Exercise directions
Copy exactly the lines that run from the top of the listing to the line containing "var seriesNames = ['Glucose', 'Ketones'];", both ends included, and omit the pictures.

'''

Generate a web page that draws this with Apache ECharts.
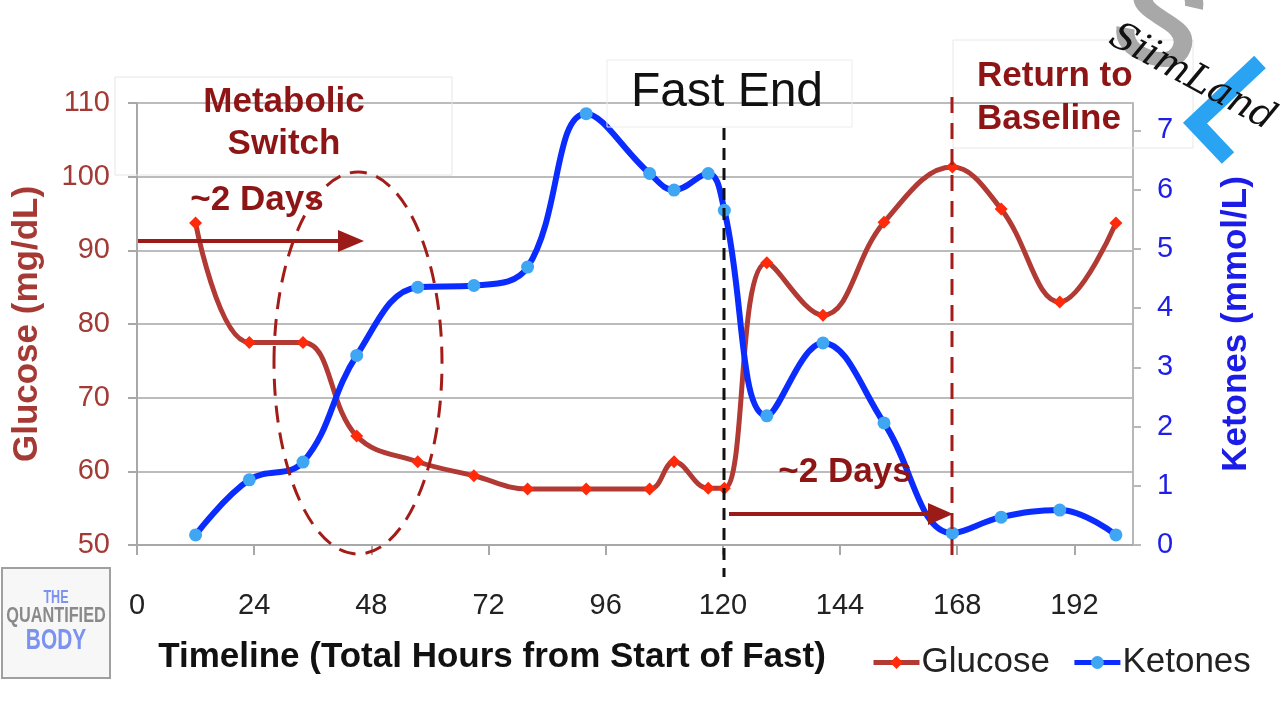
<!DOCTYPE html>
<html>
<head>
<meta charset="utf-8">
<script src="https://cdn.jsdelivr.net/npm/echarts@6/dist/echarts.min.js"></script>
<style>
html,body{margin:0;padding:0;background:#fff;}
#c{width:1280px;height:720px;}
</style>
</head>
<body>
<div id="c"></div>
<script>
// ---- data ----
var hours    = [12, 23, 34, 45, 57.5, 69, 80, 92, 105, 110, 117, 120.3, 129, 140.5, 153, 167, 177, 189, 200.5];
var glucose  = [93.7, 77.5, 77.5, 64.8, 61.3, 59.4, 57.6, 57.6, 57.6, 61.3, 57.7, 57.7, 88.3, 81.2, 93.8, 101.3, 95.6, 83.0, 93.7];
var ketones  = [0.17, 1.10, 1.40, 3.20, 4.35, 4.38, 4.69, 7.28, 6.27, 5.99, 6.27, 5.65, 2.18, 3.41, 2.06, 0.20, 0.47, 0.59, 0.17];
var xTicks   = [0, 24, 48, 72, 96, 120, 144, 168, 192];
var ketTicks = [0, 1, 2, 3, 4, 5, 6, 7];
var seriesNames = ['Glucose', 'Ketones'];

var FONT = 'Liberation Sans, Arial, sans-serif';
var gData = hours.map(function (h, i) { return [h, glucose[i]]; });
var kData = hours.map(function (h, i) { return [h, ketones[i]]; });

var darkRed = '#8e1515';
var chart = echarts.init(document.getElementById('c'), null, {renderer: 'canvas'});

var option = {
  backgroundColor: '#ffffff',
  animation: false,
  textStyle: {fontFamily: FONT},
  grid: {left: 137, right: 147, top: 103, bottom: 175, outerBoundsMode: 'none', containLabel: false},
  legend: {
    data: seriesNames,
    left: 866, top: 640,
    itemWidth: 46, itemHeight: 16, itemGap: 22,
    lineStyle: {width: 5},
    textStyle: {fontSize: 35, color: '#222', fontFamily: FONT, padding: [0, 0, 0, -3]}
  },
  xAxis: {
    type: 'value', min: 0, max: 204, interval: 24,
    axisLine: {show: true, lineStyle: {color: '#a8a8a8', width: 2}},
    axisTick: {show: true, length: 10, inside: false, customValues: xTicks, lineStyle: {color: '#a8a8a8', width: 2}},
    axisLabel: {customValues: xTicks, margin: 46, fontSize: 29, color: '#222', fontFamily: FONT},
    splitLine: {show: false}
  },
  yAxis: [{
    type: 'value', min: 50, max: 110, interval: 10, position: 'left',
    name: 'Glucose (mg/dL)', nameLocation: 'middle', nameGap: 92, nameRotate: 90,
    nameTextStyle: {fontSize: 35, fontWeight: 'bold', color: '#a53a35', fontFamily: FONT},
    axisLine: {show: true, lineStyle: {color: '#a8a8a8', width: 2}},
    axisTick: {show: true, length: 9, lineStyle: {color: '#a8a8a8', width: 2}},
    axisLabel: {margin: 27, fontSize: 29, color: '#a23a35', fontFamily: FONT},
    splitLine: {show: true, lineStyle: {color: '#bcbcbc', width: 2}}
  }, {
    type: 'value', min: 0, max: 7.46, interval: 1, position: 'right',
    name: 'Ketones (mmol/L)', nameLocation: 'middle', nameGap: 86, nameRotate: 90,
    nameTextStyle: {fontSize: 35, fontWeight: 'bold', color: '#1c1ce8', fontFamily: FONT},
    axisLine: {show: true, lineStyle: {color: '#b8b8b8', width: 2}},
    axisTick: {show: true, length: 8, customValues: ketTicks, lineStyle: {color: '#b8b8b8', width: 2}},
    axisLabel: {customValues: ketTicks, margin: 24, fontSize: 29, color: '#1e1ee8', fontFamily: FONT},
    splitLine: {show: false}
  }],
  series: [{
    name: seriesNames[0], type: 'line', yAxisIndex: 0, data: gData,
    smooth: 0.4, symbol: 'diamond', symbolSize: 13,
    lineStyle: {color: '#b13b34', width: 5},
    itemStyle: {color: '#ff2a0a', borderWidth: 0},
    z: 3
  }, {
    name: seriesNames[1], type: 'line', yAxisIndex: 1, data: kData,
    smooth: 0.4, symbol: 'circle', symbolSize: 13,
    lineStyle: {color: '#0a2cff', width: 6},
    itemStyle: {color: '#3ea6f2', borderWidth: 0},
    z: 4
  }],
  graphic: [
    // Metabolic switch box + text
    {type: 'rect', shape: {x: 115, y: 77, width: 337, height: 98}, style: {fill: 'none', stroke: '#e6e6e6', lineWidth: 1}, z: 10},
    {type: 'text', x: 284, y: 102, style: {text: 'Metabolic', font: 'bold 35px ' + FONT, fill: darkRed, align: 'center', verticalAlign: 'middle'}, z: 11},
    {type: 'text', x: 284, y: 144, style: {text: 'Switch', font: 'bold 35px ' + FONT, fill: darkRed, align: 'center', verticalAlign: 'middle'}, z: 11},
    {type: 'text', x: 257, y: 200, style: {text: '~2 Days', font: 'bold 35px ' + FONT, fill: darkRed, align: 'center', verticalAlign: 'middle'}, z: 11},
    {type: 'line', shape: {x1: 138, y1: 241, x2: 342, y2: 241}, style: {stroke: '#9a1b17', lineWidth: 4}, z: 11},
    {type: 'polygon', shape: {points: [[338, 230], [364, 241], [338, 252]]}, style: {fill: '#9a1b17'}, z: 11},
    {type: 'ellipse', shape: {cx: 358, cy: 363, rx: 84, ry: 191}, style: {fill: 'none', stroke: '#a31d18', lineWidth: 3, lineDash: [17, 10]}, z: 11},
    // Fast End
    {type: 'rect', shape: {x: 607, y: 60, width: 245, height: 67}, style: {fill: 'none', stroke: '#ececec', lineWidth: 1}, z: 10},
    {type: 'text', x: 727, y: 93, style: {text: 'Fast End', font: '48px ' + FONT, fill: '#111', align: 'center', verticalAlign: 'middle'}, z: 11},
    {type: 'line', shape: {x1: 724, y1: 128, x2: 724, y2: 577}, style: {stroke: '#111', lineWidth: 3, lineDash: [12, 8]}, z: 11},
    // second ~2 days
    {type: 'text', x: 845, y: 472, style: {text: '~2 Days', font: 'bold 35px ' + FONT, fill: darkRed, align: 'center', verticalAlign: 'middle'}, z: 11},
    {type: 'line', shape: {x1: 729, y1: 514, x2: 932, y2: 514}, style: {stroke: '#9a1b17', lineWidth: 4}, z: 11},
    {type: 'polygon', shape: {points: [[928, 503], [953, 514], [928, 525]]}, style: {fill: '#9a1b17'}, z: 11},
    // Return to baseline
    {type: 'line', shape: {x1: 952, y1: 97, x2: 952, y2: 556}, style: {stroke: '#a31d18', lineWidth: 3, lineDash: [16, 10]}, z: 11},
    {type: 'rect', shape: {x: 953, y: 40, width: 240, height: 108}, style: {fill: 'none', stroke: '#e8e8e8', lineWidth: 1}, z: 10},
    {type: 'text', x: 977, y: 76, style: {text: 'Return to', font: 'bold 35px ' + FONT, fill: darkRed, align: 'left', verticalAlign: 'middle'}, z: 11},
    {type: 'text', x: 977, y: 119, style: {text: 'Baseline', font: 'bold 35px ' + FONT, fill: darkRed, align: 'left', verticalAlign: 'middle'}, z: 11},
    // x-axis title
    {type: 'text', x: 492, y: 657, style: {text: 'Timeline (Total Hours from Start of Fast)', font: 'bold 35px ' + FONT, fill: '#111', align: 'center', verticalAlign: 'middle'}, z: 11},
    // Quantified body logo
    {type: 'rect', shape: {x: 2, y: 568, width: 108, height: 110}, style: {fill: '#f7f7f7', stroke: '#a0a0a0', lineWidth: 2}, z: 10},
    {type: 'text', x: 56, y: 598, scaleX: 0.7, style: {text: 'THE', font: 'bold 18px ' + FONT, fill: '#7b93ee', align: 'center', verticalAlign: 'middle'}, z: 11},
    {type: 'text', x: 56, y: 616, scaleX: 0.74, style: {text: 'QUANTIFIED', font: 'bold 22px ' + FONT, fill: '#8a8a8a', align: 'center', verticalAlign: 'middle'}, z: 11},
    {type: 'text', x: 56, y: 641, scaleX: 0.72, style: {text: 'BODY', font: 'bold 29px ' + FONT, fill: '#7b93ee', align: 'center', verticalAlign: 'middle'}, z: 11},
    // SiimLand watermark
    {type: 'text', x: 1158, y: 28, rotation: -0.35, style: {text: 'S', font: 'bold 130px ' + FONT, fill: '#a8a8a8', align: 'center', verticalAlign: 'middle'}, z: 12},
    {type: 'polyline', shape: {points: [[1260, 62], [1195, 123], [1228, 158]]}, style: {stroke: '#2aa4f2', lineWidth: 17, fill: 'none'}, z: 12},
    {type: 'text', x: 1192, y: 78, rotation: -0.5, style: {text: 'SiimLand', font: 'italic 38px "DejaVu Serif", serif', fill: '#111', align: 'center', verticalAlign: 'middle'}, z: 13}
  ]
};
chart.setOption(option);
</script>
</body>
</html>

'''

Answer for this exercise
Generate a web page that draws this with Apache ECharts.
<!DOCTYPE html>
<html>
<head>
<meta charset="utf-8">
<script src="https://cdn.jsdelivr.net/npm/echarts@6/dist/echarts.min.js"></script>
<style>
html,body{margin:0;padding:0;background:#fff;}
#c{width:1280px;height:720px;}
</style>
</head>
<body>
<div id="c"></div>
<script>
// ---- data ----
var hours    = [12, 23, 34, 45, 57.5, 69, 80, 92, 105, 110, 117, 120.3, 129, 140.5, 153, 167, 177, 189, 200.5];
var glucose  = [93.7, 77.5, 77.5, 64.8, 61.3, 59.4, 57.6, 57.6, 57.6, 61.3, 57.7, 57.7, 88.3, 81.2, 93.8, 101.3, 95.6, 83.0, 93.7];
var ketones  = [0.17, 1.10, 1.40, 3.20, 4.35, 4.38, 4.69, 7.28, 6.27, 5.99, 6.27, 5.65, 2.18, 3.41, 2.06, 0.20, 0.47, 0.59, 0.17];
var xTicks   = [0, 24, 48, 72, 96, 120, 144, 168, 192];
var ketTicks = [0, 1, 2, 3, 4, 5, 6, 7];
var seriesNames = ['Glucose', 'Ketones'];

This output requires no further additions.